Three adults were also confirmed drowned, and a woman was found dead - presumably of a heart attack - in her car in a west-central farming town of Lares.
Hortense cut water and electricity to most of Puerto Rico's 3.6 million people. The water supply could be contaminated by rivers overflowing into reservoirs, Scott Stripling of the U.S. National Weather Service in San Juan said.
Hundreds of cars were stranded on highways, which ran like rivers with chest-high water in San Juan, the capital.

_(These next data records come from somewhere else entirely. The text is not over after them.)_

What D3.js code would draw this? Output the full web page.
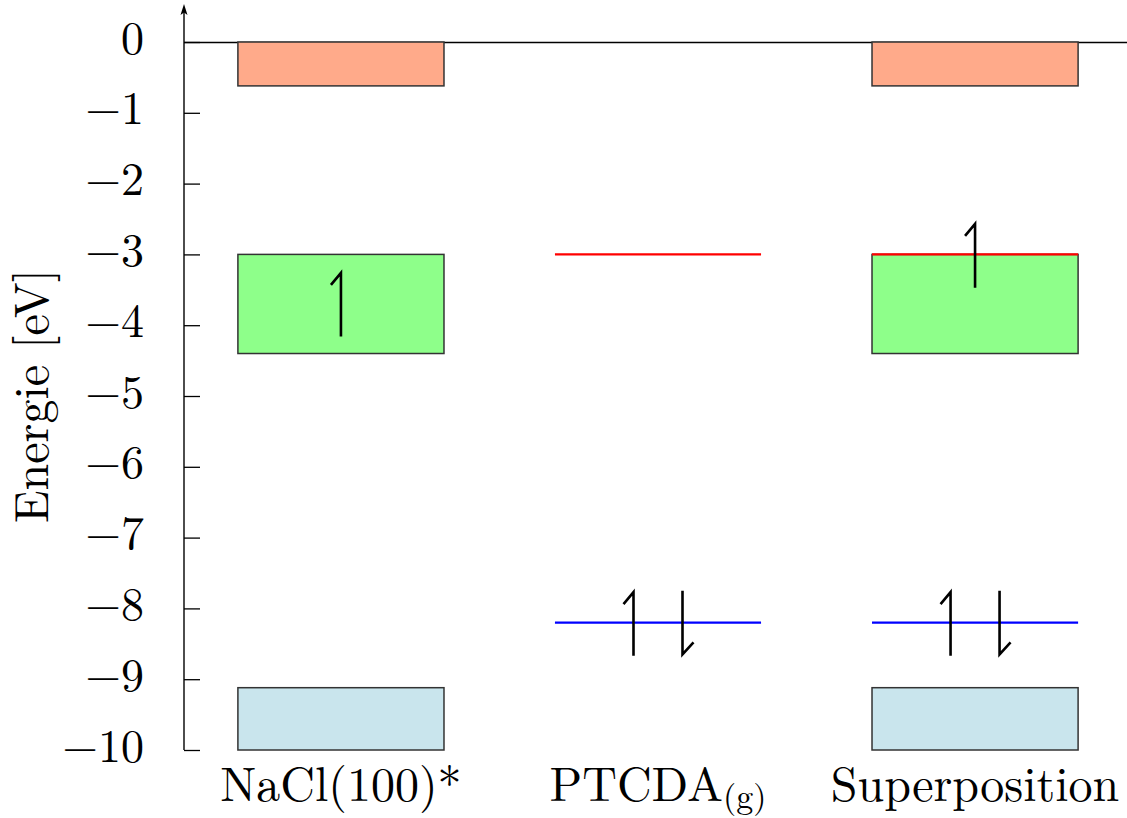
<!DOCTYPE html>
<html>
<head>
<meta charset="utf-8">
<script src="https://cdn.jsdelivr.net/npm/d3@7"></script>
<style>
  html, body { margin: 0; padding: 0; background: #fff; }
  svg { display: block; }
  svg text { font-family: "Latin Modern Roman", "Liberation Serif", serif; fill: #000; }
</style>
</head>
<body>
<svg id="chart" width="1127" height="818"></svg>
<script>
// Columns along the x axis
const categories = ["NaCl(100)*", "PTCDA", "Superposition"];

// Energy axis ticks (eV)
const yTicks = [0, -1, -2, -3, -4, -5, -6, -7, -8, -9, -10];

// Substrate bands, drawn in the NaCl and superposition columns
const bandColumns = ["NaCl(100)*", "Superposition"];
const bandTop    = [0.0, -3.0, -9.12];
const bandBottom = [-0.62, -4.4, -10.0];
const bandKind   = ["upper", "gap", "lower"];

// Molecular levels (PTCDA gas phase), drawn in the PTCDA and superposition columns
const levelColumns = ["PTCDA", "Superposition"];
const levelEnergy  = [-3.0, -8.2];
const levelKind    = ["lumo", "homo"];

// Spin occupation: column, slot (-1 left, 0 centre, 1 right), centre energy, spin
const spinColumn = ["NaCl(100)*", "PTCDA", "PTCDA", "Superposition", "Superposition", "Superposition"];
const spinSlot   = [0, -1, 1, 0, -1, 1];
const spinEnergy = [-3.71, -8.22, -8.2, -3.02, -8.22, -8.2];
const spinDir    = ["up", "up", "down", "up", "up", "down"];
const spinLength = 0.9; // eV

const bandFill  = { upper: "#ffaa8a", gap: "#8eff8a", lower: "#c9e5ed" };
const levelStroke = { lumo: "#ff0000", homo: "#0000ff" };

const W = 1127, H = 818;
const axisX = 184;
const svg = d3.select("#chart");

const y = d3.scaleLinear().domain([-10, 0]).range([750, 42]);
const x = d3.scaleBand().domain(categories).range([axisX, 1132])
  .paddingInner(0.35).paddingOuter(0.17);
const slotGap = 24.5;

// Zero line
svg.append("line")
  .attr("x1", axisX).attr("x2", W)
  .attr("y1", y(0) + 0.5).attr("y2", y(0) + 0.5)
  .attr("stroke", "#000").attr("stroke-width", 1.3);

// Bands
const bandData = [];
bandColumns.forEach(c => bandTop.forEach((t, i) =>
  bandData.push({ col: c, top: t, bottom: bandBottom[i], kind: bandKind[i] })));
svg.append("g").selectAll("rect").data(bandData).join("rect")
  .attr("x", d => x(d.col))
  .attr("width", x.bandwidth())
  .attr("y", d => y(d.top))
  .attr("height", d => y(d.bottom) - y(d.top))
  .attr("fill", d => bandFill[d.kind])
  .attr("stroke", "#333")
  .attr("stroke-width", 1.5);

// Molecular levels
const levelData = [];
levelColumns.forEach(c => levelEnergy.forEach((e, i) =>
  levelData.push({ col: c, e: e, kind: levelKind[i] })));
svg.append("g").selectAll("line").data(levelData).join("line")
  .attr("x1", d => x(d.col))
  .attr("x2", d => x(d.col) + x.bandwidth())
  .attr("y1", d => y(d.e)).attr("y2", d => y(d.e))
  .attr("stroke", d => levelStroke[d.kind])
  .attr("stroke-width", 2.2);

// Spin half-arrows (harpoons)
const spins = spinColumn.map((c, i) => ({ col: c, slot: spinSlot[i], e: spinEnergy[i], dir: spinDir[i] }));
svg.append("g").selectAll("path").data(spins).join("path")
  .attr("d", d => {
    const cx = x(d.col) + x.bandwidth() / 2 + d.slot * slotGap;
    const yt = y(d.e + spinLength / 2), yb = y(d.e - spinLength / 2);
    if (d.dir === "up") {
      return `M${cx},${yb}L${cx},${yt}L${cx - 10},${yt + 12}`;
    }
    return `M${cx},${yt}L${cx},${yb}L${cx + 11},${yb - 12}`;
  })
  .attr("fill", "none")
  .attr("stroke", "#000")
  .attr("stroke-width", 2.6)
  .attr("stroke-linejoin", "miter");

// Energy axis
const yAxis = d3.axisLeft(y)
  .tickValues(yTicks)
  .tickSize(-16)
  .tickSizeOuter(0)
  .tickPadding(40)
  .tickFormat(d3.format("d"));
const gy = svg.append("g").attr("transform", `translate(${axisX},0)`).call(yAxis);
gy.attr("font-family", null).attr("font-size", null);
gy.select(".domain").remove();
gy.selectAll(".tick line").attr("stroke", "#000").attr("stroke-width", 1.3);
gy.selectAll(".tick text")
  .style("font-size", "46px")
  .attr("fill", "#000")
  .attr("dy", "0.24em");

// Axis line with arrow head
svg.append("line")
  .attr("x1", axisX).attr("x2", axisX)
  .attr("y1", y(-10)).attr("y2", 10)
  .attr("stroke", "#000").attr("stroke-width", 1.4);
svg.append("path")
  .attr("d", `M${axisX},4L${axisX + 3.5},15L${axisX},12.5L${axisX - 3.5},15Z`)
  .attr("fill", "#000");

// Column labels
const labels = svg.append("g");
categories.forEach(c => {
  const t = labels.append("text")
    .attr("x", x(c) + x.bandwidth() / 2)
    .attr("y", 801)
    .attr("text-anchor", "middle")
    .style("font-size", "48px");
  if (c === "PTCDA") {
    t.append("tspan").text("PTCDA");
    t.append("tspan").style("font-size", "34px").attr("dy", 7).text("(g)");
  } else {
    t.text(c);
  }
});

// Axis title
svg.append("text")
  .attr("transform", `translate(48,${396}) rotate(-90)`)
  .attr("text-anchor", "middle")
  .style("font-size", "48px")
  .text("Energie [eV]");
</script>
</body>
</html>
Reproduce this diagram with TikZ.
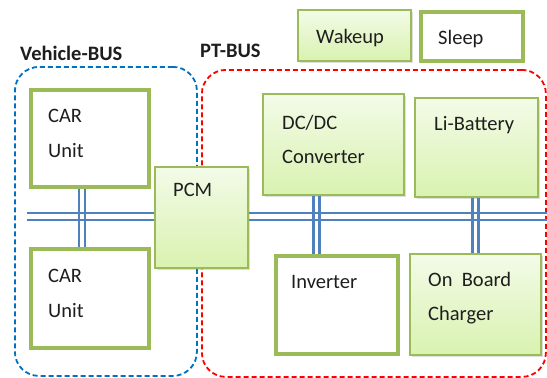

The U.S. National Guard was deployed to prevent looting throughout the flooded areas, but there were no reports of looters.
A U.S. Navy helicopter and swimmer braved winds gusting to 55 mph to rescue 11 crewmen aboard the freighter Isabella, swamped off the east coast town of Humacao.
The scene at Guayama, 30 miles south of San Juan, was among the worst.
The Guamani Canal, part of an old sugar cane mill network, burst its banks, washed out the Santo Domingo Bridge on coastal Highway 3, and forced its way through the poor Borinquen neighborhood, carrying away at least 50 homes.
Jose Melendez, 36, said he and other men tied themselves together with belts and ropes to try to save five people. But they had to abandon their efforts as the swollen river rose ever higher, as did civil defense workers later.
``There are a number of people still missing, but we don't know how many. They could be in the sea,'' Melendez said.
Three families took refuge in a single, one-story concrete home near Guayama, only to be trapped by flash flooding for nine hours.
When rescuers finally reached the home, they found four children and a man huddled on the top of a closet. Five other adults and a child were missing.
Spectators on a bank, who had been weeping and praying for their safety, clapped as rescuers brought a baby safely from the home.
Earlier reports had incorrectly said the house was swept off its foundation.
In the south, more than 200 homes were destroyed or severely damaged around the city of Ponce, civil defense and police reported.
In the worst-hit shantytown, Punta Diamante, Evelyn Rentas came back to rescue belongings from her roofless, flooded home. Among them, she carried a portrait of Puerto Rico's Gov. Pedro Rossello.